Peter and Dorothy Hansum wanted to create a new 21.9-acre parcel containing the stables of a horse boarding business so it could be sold. The remaining 73.5 acres of farmland could be sold as farmland to another producer.
However, the plan ran into much neighbourhood opposition. Some Springvale Heights residents feared the subdivision could lead to future subdivision into country residential lots, which would have created traffic, loss of privacy and noise issues.
John Hansum, Peter and Dorothy’s son, told council there was no intention of creating a multi-lot subdivision.
“Nothing can be further from the truth,” he said.
His aging parents wanted to subdivide out the long-running horse stable business to sell it. It would remain zoned agricultural, as would the remaining land.

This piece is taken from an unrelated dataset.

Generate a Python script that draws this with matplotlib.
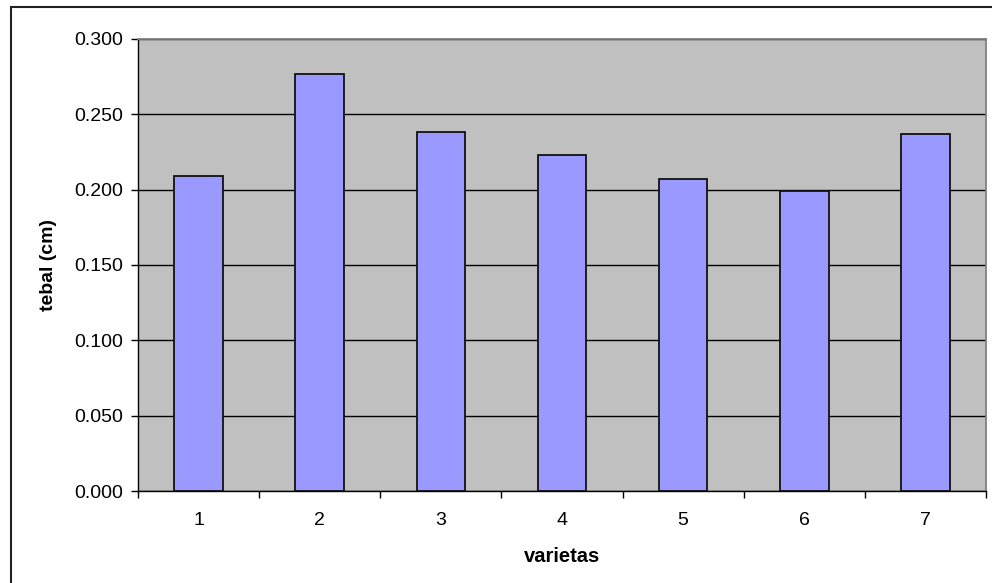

Council also heard that their had been hard feelings between the Hansums and neighbours of an easement used to access farm fields, which runs between two of the Springvale Heights lots.
Another access point on Springvale Drive was proposed but it is at a steep hill slope, said planners.
Planning staff recommended council deny the application because it did not meet the Municipal Development Plan’s goal of limiting fragmentation of agriculture land.
Coun. Jean Bota said there were many concerns voiced about the subdivision application and she had a “serious issue” with the second proposed access point.
“I can’t support this.”
Coun. Christine Moore also agreed there were too many valid concerns raised and the subdivision application was not for the good of all.
Mayor Jim Wood said with the easement issue already a bone of contention in the area, approving further subdivision might only make matters worse. If there had been a better alternate access proposed, the subdivision may have been a better fit.
Council voted unanimously against the application.